Under the pseudonym of Daedalus, David Jones has been writing for Nature and New Scientist for thirty-odd years; this is the second collection. The hundred short essays here are a hard-to-describe cross between humour and serious scientific speculation. The humour is actually in the science itself, which sounds hard to believe until you read it.
For example, Daedalus comes up with a scheme to generate electricity from the Rockies, not by hydro-electricity, which lets the descent of water generate power, but by the descent of the mountains themselves. After all, he points out, there is an enormous amount of energy locked up in all that high-altitude rock. His scheme for "geo-electric power" solves far more of the difficulties in this plan than you might think, though (in this case) not all of them. The plausibility is itself the joke--it's not so much that the scientific reader likes trying to spot the error, though that *is* fun to try to do; Daedalus just presents these outrageous ideas completely deadpan, and with a great deal of supporting evidence.

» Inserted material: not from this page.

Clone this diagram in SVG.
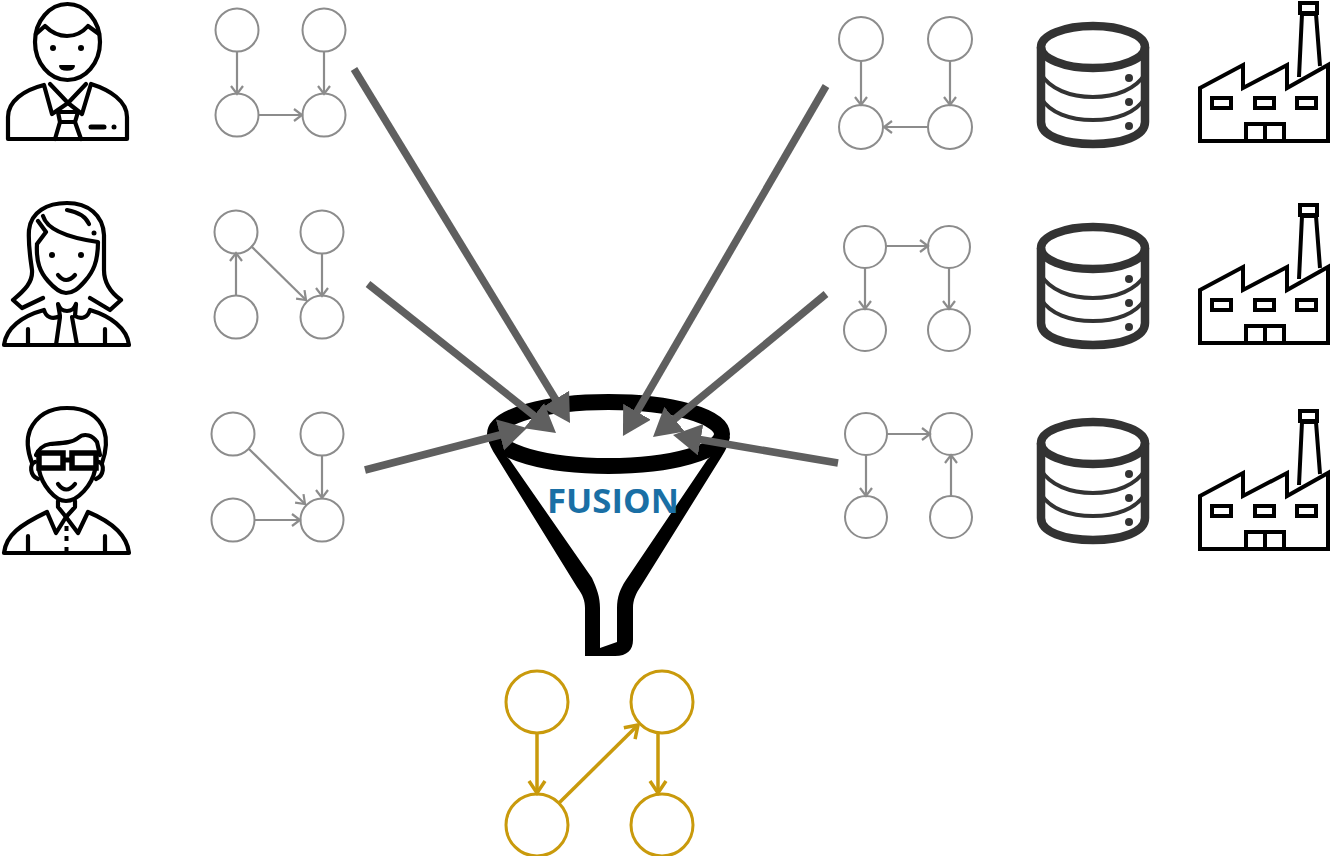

In fact, there is no flaw at all in many of his schemes. A column of his, collected in the earlier "Inventions of Daedalus", is actually cited by the inventors of buckminsterfullerene as an early paper talking about the possibilities for hollow carbon molecules, and several other articles have been either prescient or have turned out to track current research. But the book is not just for scientists and engineers--anyone with a lay interest in science will love it.
I recommend leaving it in the bathroom; each essay is a couple of pages--just right. It'll keep you entertained for months.